Le ministre de la Culture n’a pas jugé bon de revenir sur ces points lors de son discours de clôture, alors que nous sommes tous parfaitement conscients qu’aucune amélioration sérieuse concernant le marché de l’art ne pourra être envisagée tant qu’une réelle politique d’enseignement culturel ne sera mise en place, notamment dans les établissements du second et du troisième cycle de l’Éducation nationale.
Nous vous soumettons la conclusion de la synthèse réalisée par M. Rizzardo :
« Dans le contexte actuel de la décentralisation le rôle de l’Etat a été affirmé. Il lui revient de fixer les cadres de l’action, d’en définir les moyens, d’établir les supports juridiques des équipements d’art contemporain et d’élaborer une doctrine des services conformes aux besoins en mutation de ce secteur. Il incombe également à l’Etat d’affirmer des orientations fortes et des priorités comme :
• le soutien à la création,
• la détermination des règles du jeu en concertation avec les partenaires intéressés et la stigmatisation de leur non-respect [Frac Auvergne(4)],
• la transparence des décisions.
Les congressistes se sont aussi accordés sur l’idée que l’Etat doit, dans ce domaine particulier, veiller au respect des valeurs de la République. De ce point de vue, les collectivités territoriales ne doivent pas être laissées seules face au discours populiste tendant à élargir le fossé entre population et création. A cet égard, une ligne claire devrait être défendue. Elle consisterait par exemple à appuyer les élus les plus engagés dans le soutien à l’art contemporain, ou encore à affirmer la prééminence de l’expertise sur des décisions de compromis. Ce premier congrès interprofessionnel de l’art contemporain appelle des suites.

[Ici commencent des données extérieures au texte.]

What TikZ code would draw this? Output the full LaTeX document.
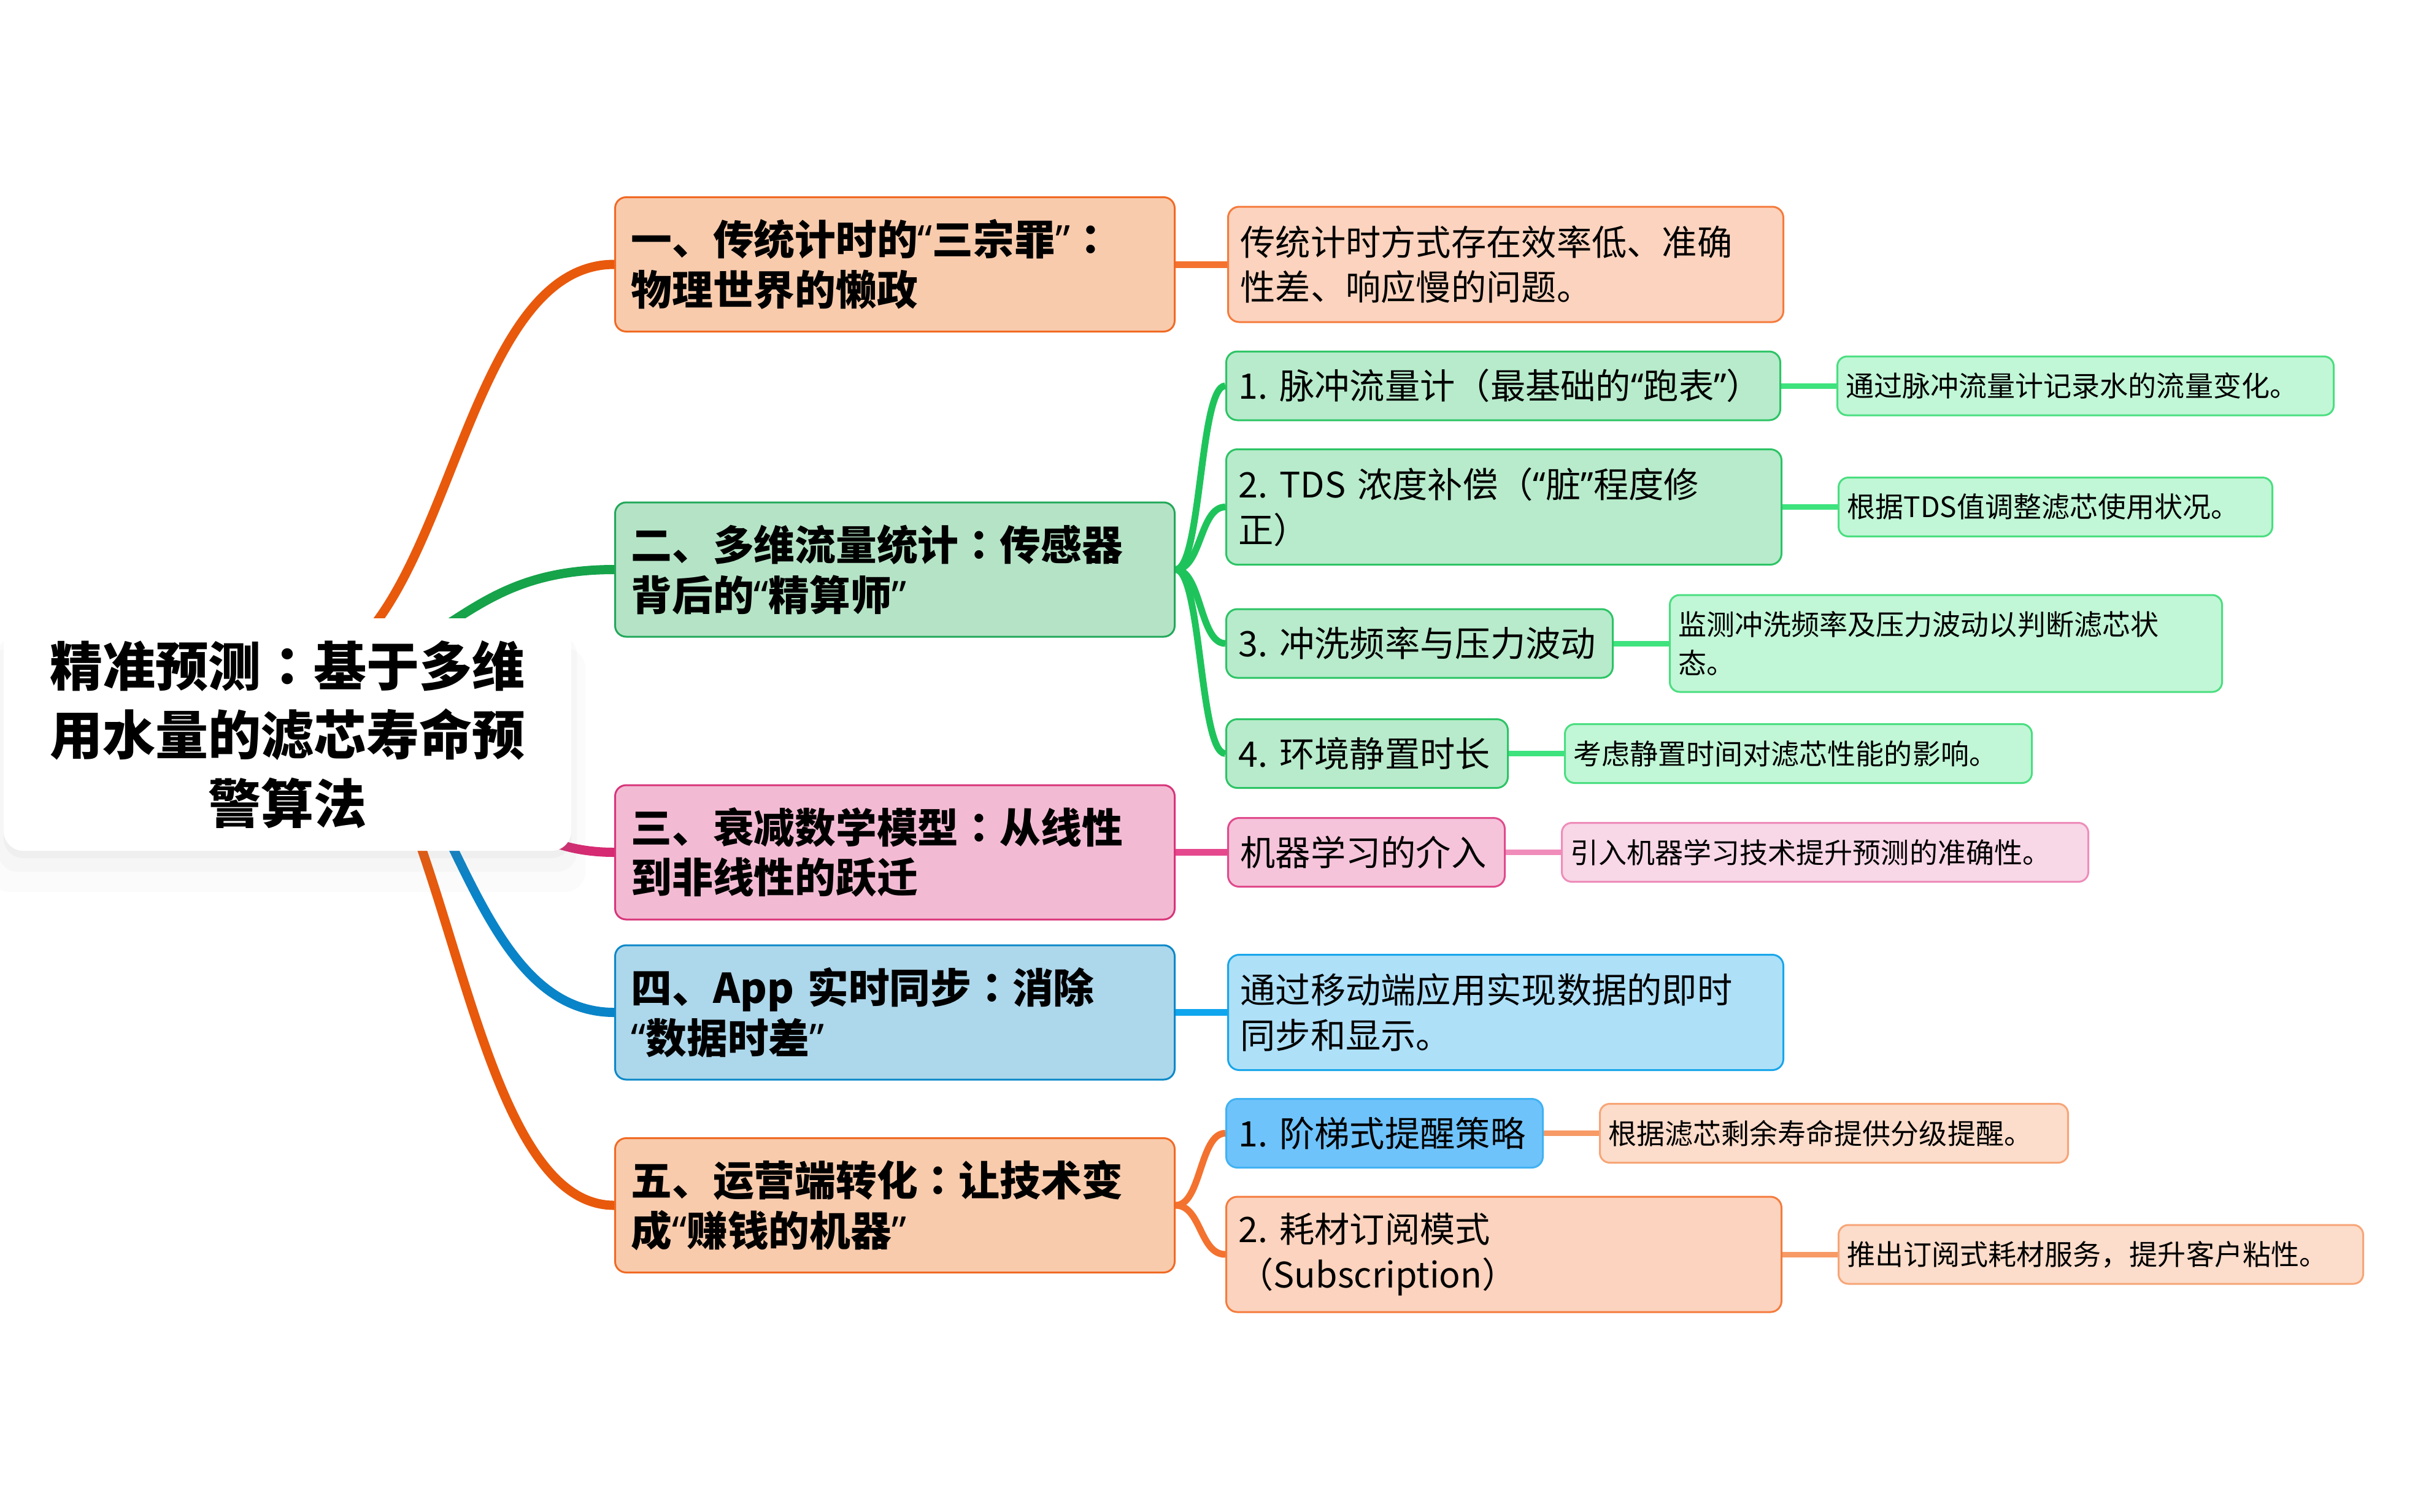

Un bilan méthodologique de ces rencontres sera établi et devrait permettre de préparer le prochain congrès. »
L’ensemble des organismes professionnels se laissent deux ans pour travailler sur les différents points évoqués durant le Congrès et proposer, à partir de là, une « contre-politique ». Reste à définir le terme d’organisme professionnel... puisque nous ne semblons pas être associés à cette réflexion.